Diese Art von Veränderungen gibt es im Grunde von dem Tag an, an dem Menschen angefangen haben, Ideen auszutauschen, um ihre Arbeitswerkzeuge zu verfeinern und ihre Lebenswirklichkeit zu erweitern. Dabei erwachsen Innovationen nie aus einer Wurzel allein, sondern wachsen in Form eines vielwurzligen Systems, das offen sein muss für fremde Einflüsse und sogar für Störungen. Verlagsberaterin Karen Heidl spricht von »digitaler Intelligenz«, die die Branche benötigt. Damit meint sie auch ein Einfühlen in die neue Welt, vielleicht auch eine neugierige Störungstoleranz.

Steven Johnson nennt in seinem Buch über die Frage, wo die guten Ideen herkommen, die zentralen Parameter für Innovation: Zeit, um Ideen reifen zu lassen; ein Klima, in dem Menschen mit Ideen verschiedener Art zusammenfinden können; und multiple Vernetzung. Hier lohnt es sich darüber nachzudenken, auch die Kunden aktiv an Innovations­prozessen teilhaben zu lassen. Innovation kann nie einer alleine machen. Nur durch das Zusammenspiel einzelner Akteure und ihrer Ideen kann etwas Neues wirklich wachsen.

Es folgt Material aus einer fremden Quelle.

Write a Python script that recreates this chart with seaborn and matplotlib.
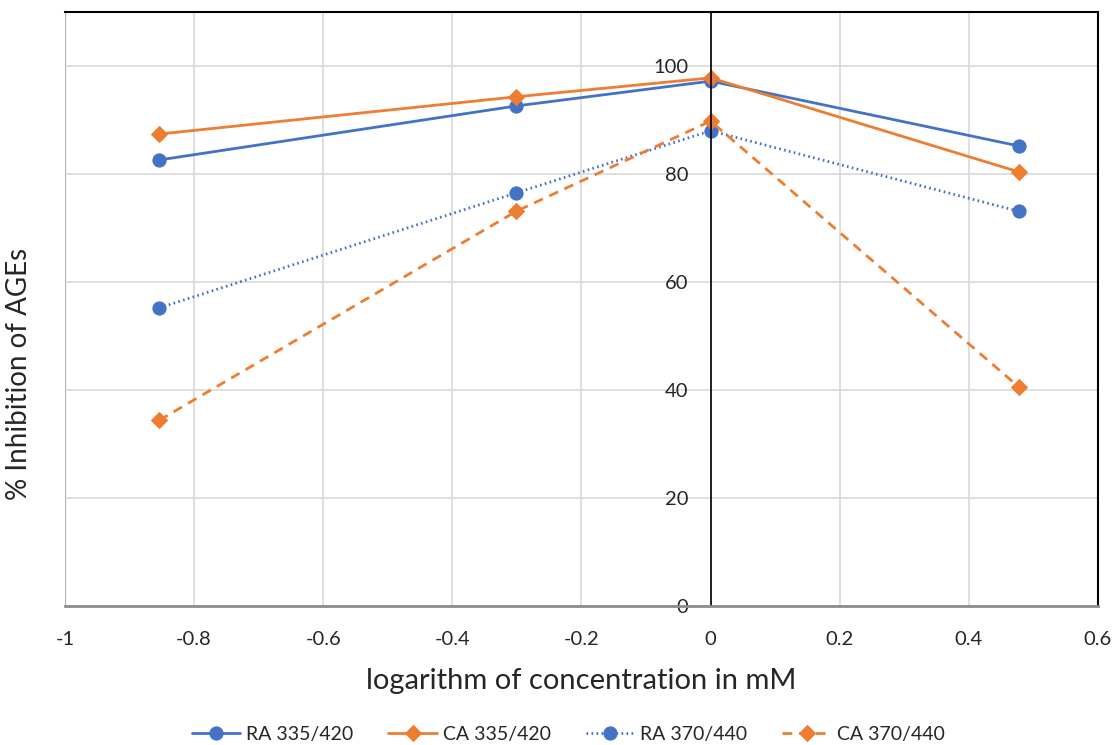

Was kann eine Organisation wie der Börsenverein dazu beitragen? Sie kann ein innovationsfreudiges Klima unterstützen – Menschen zusammenbringen, Vernetzung animieren, Plattformen bieten, Wettbewerbe ausschreiben. Der Verband ist nicht Akteur, er kann vielleicht Provokateur sein. Und er muss sich selbst öffnen für die neuen Einflüsse. Mit Formaten wie der Zukunftskonferenz, Barcamps oder jetzt Prototype haben wir damit begonnen. Das Mitglied entscheidet letztlich, was es für seinen Erfolg benötigt.